40Ar/39Ar Age of the Thorsmörk ignimbrite, Iceland and correlation with North Atlantic Z2 ash: Cross-calibration of ~60,000 counted annual layers in the Greenland ice cores

Air fallout volcanic ash layers are important in time scale studies because they provide widespread, essentially instantaneous, time markers in sedimentary sequences, including ice cores. Tephrochronology offers the possibility of tying together terrestrial and marine records for a better understanding of past climatic and ocean circulation systems and for studying leads and lags between them. However, distal airborne volcanic ash (hundreds to thousands of kilometers from the eruptive site), deposited in deep sedimentary basins with high-resolution paleoenvironmental and paleoclimate records, are not usually amenable to 40Ar/39Ar dating because of the paucity of crystals and the fine-grained nature of the deposit (< 100 microns). In such cases, geochemical 'fingerprinting' can be used to correlate proximal terrestrial tephra deposits, which have been dated by radiometric methods, with distally equivalent fine-grained volcanic ash in marine sediments and ice cores. This combined approach provides a numerically based chronological framework in which to place the paleoenvironmental record.
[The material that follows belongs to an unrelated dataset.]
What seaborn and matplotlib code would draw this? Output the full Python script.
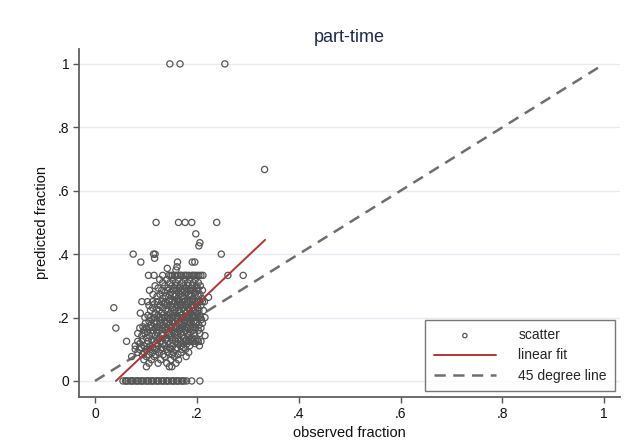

The peralkaline Thorsmörk ignimbrite, the largest Pleistocene rhyolite eruption on Iceland, has been proposed as the source of widespread Ash Zone 2 ash, found in North Atlantic sediments and the Greenland ice cores and deposited shortly after (~ 420 yr) the onset of Greenland interstadial 15 at ~ 56 ka (marine isotopic stage 3). Here we present ongoing single crystal (anorthoclase) laser 40Ar/39Ar age determinations for the Thorsmörk ignimbrite. In combination with geochemical data for the Z2 ash and Thorsmörk ignimbrite we discuss the proposed correlation of these proximal and distal volcanic deposits. We then examine the possibility of using the 40Ar/39 age for the Thorsmörk ignimbrite as a cross-calibration check on the Greenland ice core chronology, derived by counting annually deposited ice layers.